■ **Task brief**:
Pull out each line of the data that includes the word "this".

-- START Exercise material --

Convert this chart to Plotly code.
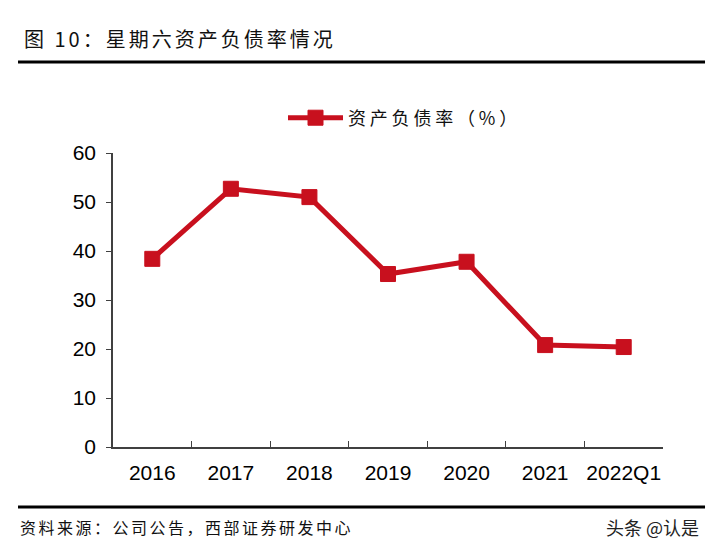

-- END Exercise material --
-- START Exercise material --

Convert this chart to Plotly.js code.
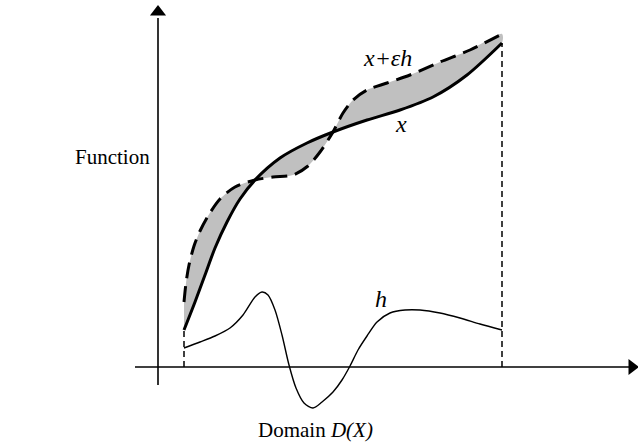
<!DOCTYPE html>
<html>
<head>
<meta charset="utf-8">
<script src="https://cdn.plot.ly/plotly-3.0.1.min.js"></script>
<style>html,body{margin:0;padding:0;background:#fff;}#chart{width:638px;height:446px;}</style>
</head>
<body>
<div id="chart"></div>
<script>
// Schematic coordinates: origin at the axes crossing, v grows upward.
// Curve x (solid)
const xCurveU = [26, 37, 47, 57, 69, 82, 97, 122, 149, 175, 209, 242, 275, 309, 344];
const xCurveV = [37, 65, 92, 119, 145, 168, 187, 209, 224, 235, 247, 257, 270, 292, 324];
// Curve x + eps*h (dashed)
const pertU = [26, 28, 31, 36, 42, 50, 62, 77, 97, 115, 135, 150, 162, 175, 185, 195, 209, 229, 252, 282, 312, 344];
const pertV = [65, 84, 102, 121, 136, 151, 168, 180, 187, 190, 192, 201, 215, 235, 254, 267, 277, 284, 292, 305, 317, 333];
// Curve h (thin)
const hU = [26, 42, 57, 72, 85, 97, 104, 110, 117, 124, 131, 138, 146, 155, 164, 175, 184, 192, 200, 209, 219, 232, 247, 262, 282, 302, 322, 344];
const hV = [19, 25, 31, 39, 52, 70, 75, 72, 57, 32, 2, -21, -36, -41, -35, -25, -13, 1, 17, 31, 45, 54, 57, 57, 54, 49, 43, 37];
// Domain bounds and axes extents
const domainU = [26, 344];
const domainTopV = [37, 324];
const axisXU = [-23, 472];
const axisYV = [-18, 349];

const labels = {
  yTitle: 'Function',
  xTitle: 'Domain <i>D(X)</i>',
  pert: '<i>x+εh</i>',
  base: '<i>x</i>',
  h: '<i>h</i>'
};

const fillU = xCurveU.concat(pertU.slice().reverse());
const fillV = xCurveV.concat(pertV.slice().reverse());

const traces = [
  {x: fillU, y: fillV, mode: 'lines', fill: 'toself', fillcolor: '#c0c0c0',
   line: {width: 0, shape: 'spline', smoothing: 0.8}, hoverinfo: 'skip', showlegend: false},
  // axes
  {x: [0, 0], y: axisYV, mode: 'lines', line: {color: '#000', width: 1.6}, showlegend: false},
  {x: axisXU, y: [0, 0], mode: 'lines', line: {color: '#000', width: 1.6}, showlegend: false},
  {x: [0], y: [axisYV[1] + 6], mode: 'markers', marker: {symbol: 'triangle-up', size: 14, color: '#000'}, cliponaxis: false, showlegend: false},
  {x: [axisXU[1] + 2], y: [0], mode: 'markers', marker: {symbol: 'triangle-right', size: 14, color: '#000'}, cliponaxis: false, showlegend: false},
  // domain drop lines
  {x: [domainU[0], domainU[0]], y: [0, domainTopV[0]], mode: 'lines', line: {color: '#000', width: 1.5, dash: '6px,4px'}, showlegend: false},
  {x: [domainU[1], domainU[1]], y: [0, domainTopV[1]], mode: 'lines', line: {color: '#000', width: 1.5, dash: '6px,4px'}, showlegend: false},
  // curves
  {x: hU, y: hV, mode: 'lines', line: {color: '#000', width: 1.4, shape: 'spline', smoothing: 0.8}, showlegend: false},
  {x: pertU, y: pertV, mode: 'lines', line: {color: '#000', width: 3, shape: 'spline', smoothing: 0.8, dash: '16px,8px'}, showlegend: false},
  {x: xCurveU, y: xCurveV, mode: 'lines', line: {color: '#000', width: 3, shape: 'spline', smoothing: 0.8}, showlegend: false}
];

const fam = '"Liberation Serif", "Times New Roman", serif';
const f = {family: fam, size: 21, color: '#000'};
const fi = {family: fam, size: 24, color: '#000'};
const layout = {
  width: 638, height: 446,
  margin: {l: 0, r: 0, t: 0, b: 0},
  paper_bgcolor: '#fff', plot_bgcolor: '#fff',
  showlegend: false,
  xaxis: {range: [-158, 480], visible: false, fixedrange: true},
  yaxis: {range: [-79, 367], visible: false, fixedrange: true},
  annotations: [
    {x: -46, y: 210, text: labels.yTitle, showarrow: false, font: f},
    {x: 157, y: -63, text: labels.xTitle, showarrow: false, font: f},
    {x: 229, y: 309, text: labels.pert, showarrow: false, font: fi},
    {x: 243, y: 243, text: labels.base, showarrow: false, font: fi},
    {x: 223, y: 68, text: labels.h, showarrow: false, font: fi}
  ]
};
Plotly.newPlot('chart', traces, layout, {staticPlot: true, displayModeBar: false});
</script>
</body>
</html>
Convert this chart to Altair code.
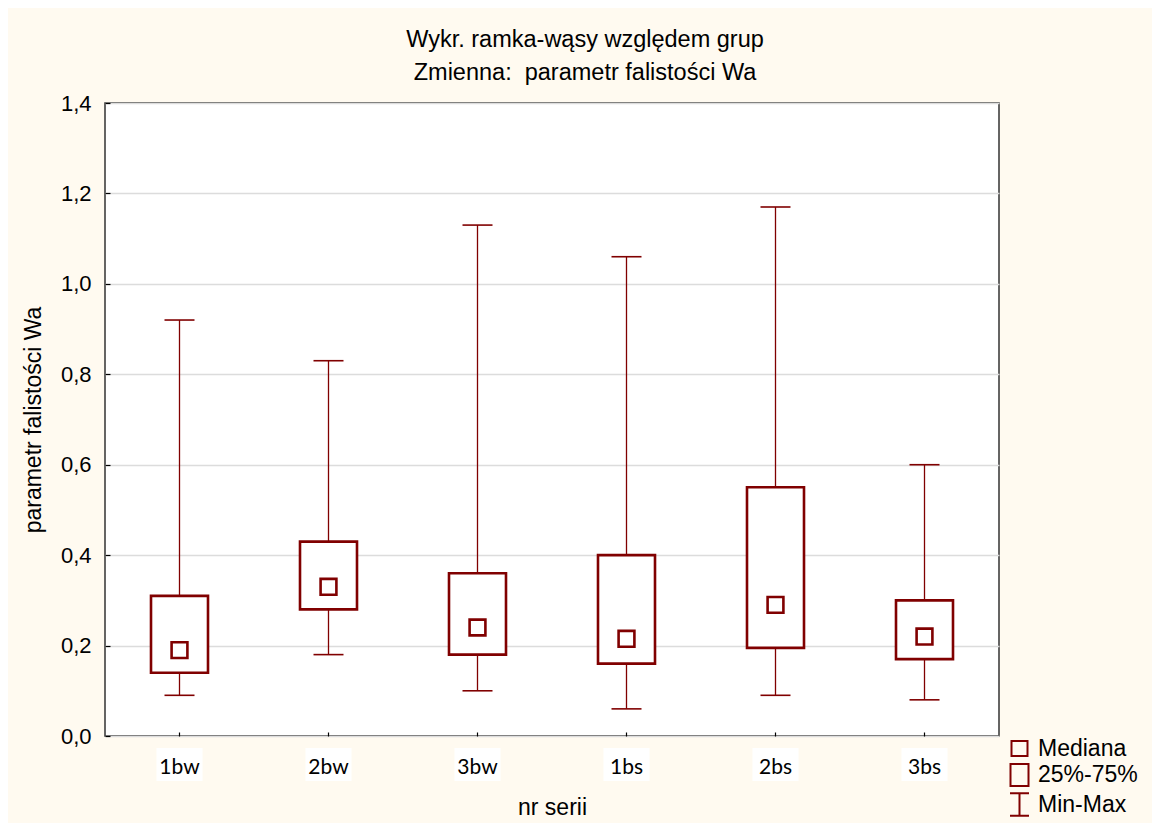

-- END Exercise material --

■ **Task result**:
Convert this chart to Plotly code.
Convert this chart to Plotly.js code.
Convert this chart to Altair code.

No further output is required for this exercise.